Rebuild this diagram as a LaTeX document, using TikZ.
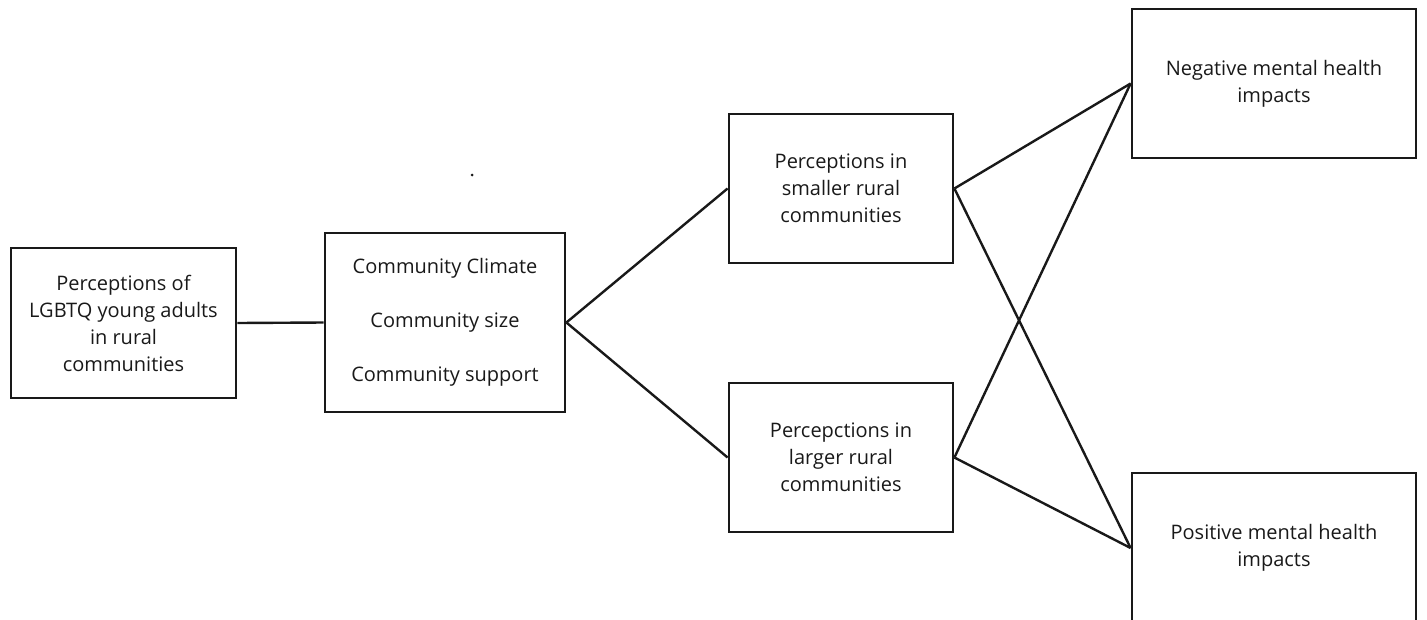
\documentclass[tikz,border=0pt]{standalone}
\usepackage{fontspec}
\setmainfont{Open Sans}
\begin{document}
\begin{tikzpicture}[x=1pt,y=-1pt,
  box/.style={draw=black!90, line width=2.8pt, align=center, inner sep=0pt,
    font=\fontsize{20}{27}\selectfont, text=black!90},
  link/.style={draw=black!90, line width=2.4pt}]
\useasboundingbox (0,0) rectangle (1427,619);
\node[box, minimum width=225pt, minimum height=150pt] (p) at (123.5,323)
  {Perceptions of\\LGBTQ young adults\\in rural\\communities};
\node[box, minimum width=240pt, minimum height=179pt] (c) at (445,322.5)
  {Community Climate\\[27pt]Community size\\[27pt]Community support};
\node[box, minimum width=224pt, minimum height=149pt] (s) at (841,188.5)
  {Perceptions in\\smaller rural\\communities};
\node[box, minimum width=224pt, minimum height=149pt] (l) at (841,457.5)
  {Percepctions in\\larger rural\\communities};
\node[box, minimum width=284pt, minimum height=149pt] (n) at (1274,83.5)
  {Negative mental health\\impacts};
\node[box, minimum width=284pt, minimum height=150pt] (q) at (1274,548)
  {Positive mental health\\impacts};
\fill[black!90] (472,175) circle (1.5pt);
\draw[link] (p.east) -- (c.west);
\draw[link] (c.east) -- (s.west);
\draw[link] (c.east) -- (l.west);
\draw[link] (s.east) -- (n.west);
\draw[link] (s.east) -- (q.west);
\draw[link] (l.east) -- (n.west);
\draw[link] (l.east) -- (q.west);
\end{tikzpicture}
\end{document}
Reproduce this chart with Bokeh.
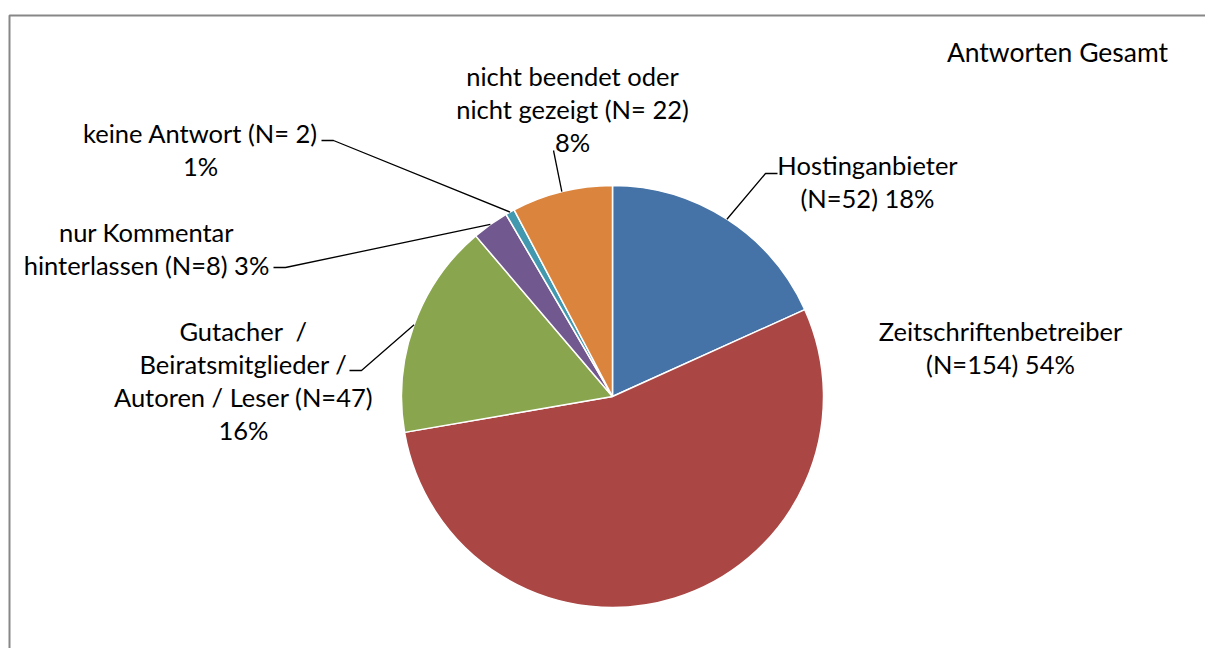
import math
from bokeh.plotting import figure
from bokeh.models import Range1d, ColumnDataSource
from bokeh.core.properties import value
from bokeh.embed import file_html
from bokeh.resources import INLINE

# ---- data ----
categories = ["Hostinganbieter", "Zeitschriftenbetreiber",
              "Gutacher / Beiratsmitglieder / Autoren / Leser",
              "nur Kommentar hinterlassen", "keine Antwort",
              "nicht beendet oder nicht gezeigt"]
counts = [52, 154, 47, 8, 2, 22]
label_texts = ["Hostinganbieter\n(N=52) 18%",
               "Zeitschriftenbetreiber\n(N=154) 54%",
               "Gutacher \u00a0/\nBeiratsmitglieder /\nAutoren / Leser (N=47)\n16%",
               "nur Kommentar\nhinterlassen (N=8) 3%",
               "keine Antwort (N= 2)\n1%",
               "nicht beendet oder\nnicht gezeigt (N= 22)\n8%"]
colors = ["#4572A7", "#AA4643", "#89A54E", "#71588F", "#4198AF", "#DB843D"]
title = "Antworten Gesamt"

# ---- layout (picture pixel coords, y converted) ----
W, H = 1205, 648
def Y(py):
    return H - py

cx, cy, R = 612, Y(396), 211
FONT = "Lato"
FS = 25.5

p = figure(width=W, height=H, output_backend="svg", toolbar_location=None,
           x_range=Range1d(0, W), y_range=Range1d(0, H),
           min_border=0, outline_line_color=None)
p.axis.visible = False
p.grid.visible = False
p.background_fill_color = "white"
p.border_fill_color = "white"

# frame
p.line(x=[9, 9, 1230], y=[Y(680), Y(15), Y(15)], line_color="#878787", line_width=2)

total = sum(counts)
starts, ends, mids = [], [], []
cum = 0
for c in counts:
    a0 = math.pi / 2 - 2 * math.pi * cum / total
    cum += c
    a1 = math.pi / 2 - 2 * math.pi * cum / total
    starts.append(a0); ends.append(a1); mids.append((a0 + a1) / 2)

src = ColumnDataSource(dict(start=starts, end=ends, color=colors, cat=categories, n=counts))
p.wedge(x=cx, y=cy, radius=R, start_angle="start", end_angle="end",
        direction="clock", fill_color="color", line_color="white", line_width=1.5, source=src)

# leader lines: from pie edge at mid-angle to elbow to end
elbows = {0: [(765, 173), (777, 173)],
          2: [(361, 370), (349, 370)],
          3: [(285, 267), (273, 267)],
          4: [(333, 140), (321, 140)],
          5: [(553, 150)]}
xs, ys = [], []
for i, pts in elbows.items():
    px = cx + R * math.cos(mids[i])
    py = cy + R * math.sin(mids[i])
    xs.append([px] + [q[0] for q in pts])
    ys.append([py] + [Y(q[1]) for q in pts])
p.multi_line(xs=xs, ys=ys, line_color="black", line_width=1.3)

# labels
lab_pos = [(867, 181), (1000, 347), (243, 380),
           (146, 248), (200, 149), (572, 108)]
for t, (lx, ly) in zip(label_texts, lab_pos):
    p.text(x=[lx], y=[Y(ly)], text=[t], text_align="center", text_baseline="middle",
           text_font=value(FONT), text_font_size=f"{FS}px", text_color="#000000",
           text_line_height=1.1)

p.text(x=[1057], y=[Y(51)], text=[title], text_align="center", text_baseline="middle",
       text_font=value(FONT), text_font_size="26.5px", text_color="#000000")

open("out.html", "w").write(file_html(p, INLINE))
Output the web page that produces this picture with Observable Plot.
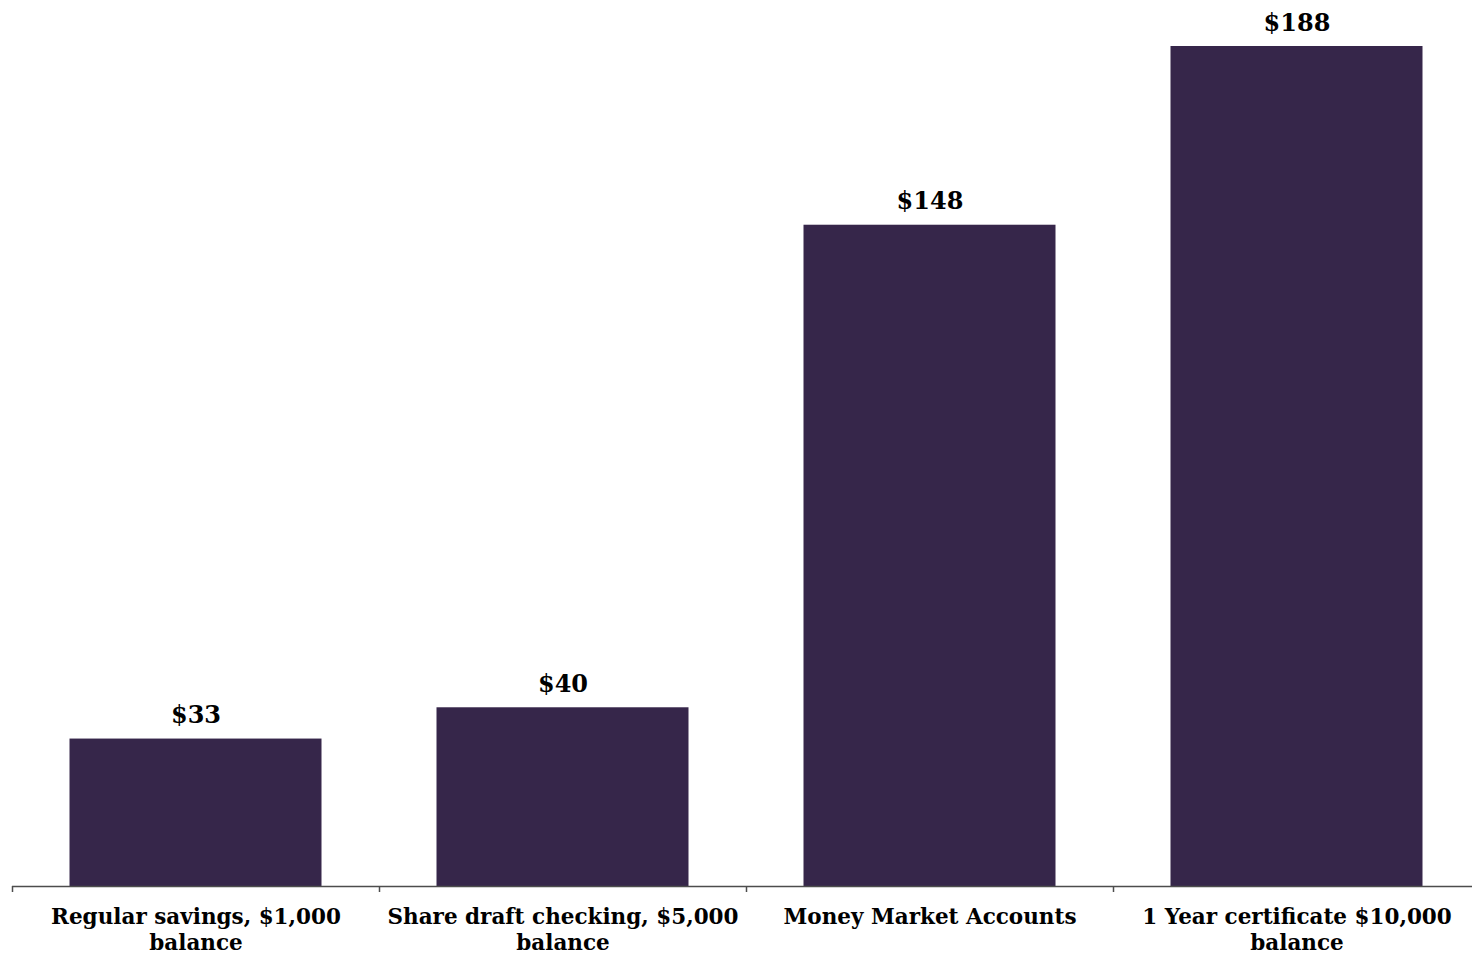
<!DOCTYPE html>
<html>
<head>
<meta charset="utf-8">
<script src="https://cdn.jsdelivr.net/npm/d3@7"></script>
<script src="https://cdn.jsdelivr.net/npm/@observablehq/plot@0.6"></script>
<style>
  html, body { margin: 0; padding: 0; background: #fff; overflow: hidden; }
  #chart svg { display: block; }
</style>
</head>
<body>
<div id="chart"></div>
<script>
const categories = [
  "Regular savings, $1,000 balance",
  "Share draft checking, $5,000 balance",
  "Money Market Accounts",
  "1 Year certificate $10,000 balance"
];
const tickLabels = [
  "Regular savings, $1,000\nbalance",
  "Share draft checking, $5,000\nbalance",
  "Money Market Accounts",
  "1 Year certificate $10,000\nbalance"
];
const values = [33, 40, 148, 188];
const valueLabels = ["$33", "$40", "$148", "$188"];

const data = categories.map((c, i) => ({category: c, value: values[i], label: valueLabels[i]}));
const labelOf = new Map(categories.map((c, i) => [c, tickLabels[i]]));

const font = "'DejaVu Serif', 'Liberation Serif', serif";
const W = 1472, H = 957;
const mL = 12, mR = -8;
const step = (W - mL - mR) / categories.length;

const chart = Plot.plot({
  width: W,
  height: H,
  marginLeft: mL,
  marginRight: mR,
  marginTop: 46,
  marginBottom: 71,
  style: {fontFamily: font, background: "#fff"},
  x: {domain: categories, padding: 0, axis: null},
  y: {domain: [0, 188], axis: null},
  marks: [
    Plot.barY(data, {x: "category", y: "value", fill: "#36264a", insetLeft: 57.5, insetRight: 57.5}),
    Plot.ruleY([0], {stroke: "#4d4d4d", strokeWidth: 1.5}),
    Plot.ruleX(data, {x: "category", y1: 0, y2: 0, dx: -step / 2, insetBottom: -6, stroke: "#4d4d4d", strokeWidth: 1.5}),
    Plot.text(data, {x: "category", y: "value", text: "label", dy: -16, lineAnchor: "bottom", fontSize: 24, fontWeight: "bold", fill: "#000"}),
    Plot.axisX({domain: categories, tickSize: 0, tickPadding: 19, lineAnchor: "top", fontSize: 21.5, fontWeight: "bold", fill: "#000", tickFormat: d => labelOf.get(d), lineHeight: 1.2, label: null})
  ]
});
document.getElementById("chart").append(chart);
</script>
</body>
</html>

---------------

STATED EXERCISE: Make an exact copy of every entry above, minus the images.

OUTPUT FOR THIS TASK:
Rebuild this diagram as a LaTeX document, using TikZ.
\documentclass[tikz,border=0pt]{standalone}
\usepackage{fontspec}
\setmainfont{Open Sans}
\begin{document}
\begin{tikzpicture}[x=1pt,y=-1pt,
  box/.style={draw=black!90, line width=2.8pt, align=center, inner sep=0pt,
    font=\fontsize{20}{27}\selectfont, text=black!90},
  link/.style={draw=black!90, line width=2.4pt}]
\useasboundingbox (0,0) rectangle (1427,619);
\node[box, minimum width=225pt, minimum height=150pt] (p) at (123.5,323)
  {Perceptions of\\LGBTQ young adults\\in rural\\communities};
\node[box, minimum width=240pt, minimum height=179pt] (c) at (445,322.5)
  {Community Climate\\[27pt]Community size\\[27pt]Community support};
\node[box, minimum width=224pt, minimum height=149pt] (s) at (841,188.5)
  {Perceptions in\\smaller rural\\communities};
\node[box, minimum width=224pt, minimum height=149pt] (l) at (841,457.5)
  {Percepctions in\\larger rural\\communities};
\node[box, minimum width=284pt, minimum height=149pt] (n) at (1274,83.5)
  {Negative mental health\\impacts};
\node[box, minimum width=284pt, minimum height=150pt] (q) at (1274,548)
  {Positive mental health\\impacts};
\fill[black!90] (472,175) circle (1.5pt);
\draw[link] (p.east) -- (c.west);
\draw[link] (c.east) -- (s.west);
\draw[link] (c.east) -- (l.west);
\draw[link] (s.east) -- (n.west);
\draw[link] (s.east) -- (q.west);
\draw[link] (l.east) -- (n.west);
\draw[link] (l.east) -- (q.west);
\end{tikzpicture}
\end{document}
Reproduce this chart with Bokeh.
import math
from bokeh.plotting import figure
from bokeh.models import Range1d, ColumnDataSource
from bokeh.core.properties import value
from bokeh.embed import file_html
from bokeh.resources import INLINE

# ---- data ----
categories = ["Hostinganbieter", "Zeitschriftenbetreiber",
              "Gutacher / Beiratsmitglieder / Autoren / Leser",
              "nur Kommentar hinterlassen", "keine Antwort",
              "nicht beendet oder nicht gezeigt"]
counts = [52, 154, 47, 8, 2, 22]
label_texts = ["Hostinganbieter\n(N=52) 18%",
               "Zeitschriftenbetreiber\n(N=154) 54%",
               "Gutacher \u00a0/\nBeiratsmitglieder /\nAutoren / Leser (N=47)\n16%",
               "nur Kommentar\nhinterlassen (N=8) 3%",
               "keine Antwort (N= 2)\n1%",
               "nicht beendet oder\nnicht gezeigt (N= 22)\n8%"]
colors = ["#4572A7", "#AA4643", "#89A54E", "#71588F", "#4198AF", "#DB843D"]
title = "Antworten Gesamt"

# ---- layout (picture pixel coords, y converted) ----
W, H = 1205, 648
def Y(py):
    return H - py

cx, cy, R = 612, Y(396), 211
FONT = "Lato"
FS = 25.5

p = figure(width=W, height=H, output_backend="svg", toolbar_location=None,
           x_range=Range1d(0, W), y_range=Range1d(0, H),
           min_border=0, outline_line_color=None)
p.axis.visible = False
p.grid.visible = False
p.background_fill_color = "white"
p.border_fill_color = "white"

# frame
p.line(x=[9, 9, 1230], y=[Y(680), Y(15), Y(15)], line_color="#878787", line_width=2)

total = sum(counts)
starts, ends, mids = [], [], []
cum = 0
for c in counts:
    a0 = math.pi / 2 - 2 * math.pi * cum / total
    cum += c
    a1 = math.pi / 2 - 2 * math.pi * cum / total
    starts.append(a0); ends.append(a1); mids.append((a0 + a1) / 2)

src = ColumnDataSource(dict(start=starts, end=ends, color=colors, cat=categories, n=counts))
p.wedge(x=cx, y=cy, radius=R, start_angle="start", end_angle="end",
        direction="clock", fill_color="color", line_color="white", line_width=1.5, source=src)

# leader lines: from pie edge at mid-angle to elbow to end
elbows = {0: [(765, 173), (777, 173)],
          2: [(361, 370), (349, 370)],
          3: [(285, 267), (273, 267)],
          4: [(333, 140), (321, 140)],
          5: [(553, 150)]}
xs, ys = [], []
for i, pts in elbows.items():
    px = cx + R * math.cos(mids[i])
    py = cy + R * math.sin(mids[i])
    xs.append([px] + [q[0] for q in pts])
    ys.append([py] + [Y(q[1]) for q in pts])
p.multi_line(xs=xs, ys=ys, line_color="black", line_width=1.3)

# labels
lab_pos = [(867, 181), (1000, 347), (243, 380),
           (146, 248), (200, 149), (572, 108)]
for t, (lx, ly) in zip(label_texts, lab_pos):
    p.text(x=[lx], y=[Y(ly)], text=[t], text_align="center", text_baseline="middle",
           text_font=value(FONT), text_font_size=f"{FS}px", text_color="#000000",
           text_line_height=1.1)

p.text(x=[1057], y=[Y(51)], text=[title], text_align="center", text_baseline="middle",
       text_font=value(FONT), text_font_size="26.5px", text_color="#000000")

open("out.html", "w").write(file_html(p, INLINE))
Output the web page that produces this picture with Observable Plot.
<!DOCTYPE html>
<html>
<head>
<meta charset="utf-8">
<script src="https://cdn.jsdelivr.net/npm/d3@7"></script>
<script src="https://cdn.jsdelivr.net/npm/@observablehq/plot@0.6"></script>
<style>
  html, body { margin: 0; padding: 0; background: #fff; overflow: hidden; }
  #chart svg { display: block; }
</style>
</head>
<body>
<div id="chart"></div>
<script>
const categories = [
  "Regular savings, $1,000 balance",
  "Share draft checking, $5,000 balance",
  "Money Market Accounts",
  "1 Year certificate $10,000 balance"
];
const tickLabels = [
  "Regular savings, $1,000\nbalance",
  "Share draft checking, $5,000\nbalance",
  "Money Market Accounts",
  "1 Year certificate $10,000\nbalance"
];
const values = [33, 40, 148, 188];
const valueLabels = ["$33", "$40", "$148", "$188"];

const data = categories.map((c, i) => ({category: c, value: values[i], label: valueLabels[i]}));
const labelOf = new Map(categories.map((c, i) => [c, tickLabels[i]]));

const font = "'DejaVu Serif', 'Liberation Serif', serif";
const W = 1472, H = 957;
const mL = 12, mR = -8;
const step = (W - mL - mR) / categories.length;

const chart = Plot.plot({
  width: W,
  height: H,
  marginLeft: mL,
  marginRight: mR,
  marginTop: 46,
  marginBottom: 71,
  style: {fontFamily: font, background: "#fff"},
  x: {domain: categories, padding: 0, axis: null},
  y: {domain: [0, 188], axis: null},
  marks: [
    Plot.barY(data, {x: "category", y: "value", fill: "#36264a", insetLeft: 57.5, insetRight: 57.5}),
    Plot.ruleY([0], {stroke: "#4d4d4d", strokeWidth: 1.5}),
    Plot.ruleX(data, {x: "category", y1: 0, y2: 0, dx: -step / 2, insetBottom: -6, stroke: "#4d4d4d", strokeWidth: 1.5}),
    Plot.text(data, {x: "category", y: "value", text: "label", dy: -16, lineAnchor: "bottom", fontSize: 24, fontWeight: "bold", fill: "#000"}),
    Plot.axisX({domain: categories, tickSize: 0, tickPadding: 19, lineAnchor: "top", fontSize: 21.5, fontWeight: "bold", fill: "#000", tickFormat: d => labelOf.get(d), lineHeight: 1.2, label: null})
  ]
});
document.getElementById("chart").append(chart);
</script>
</body>
</html>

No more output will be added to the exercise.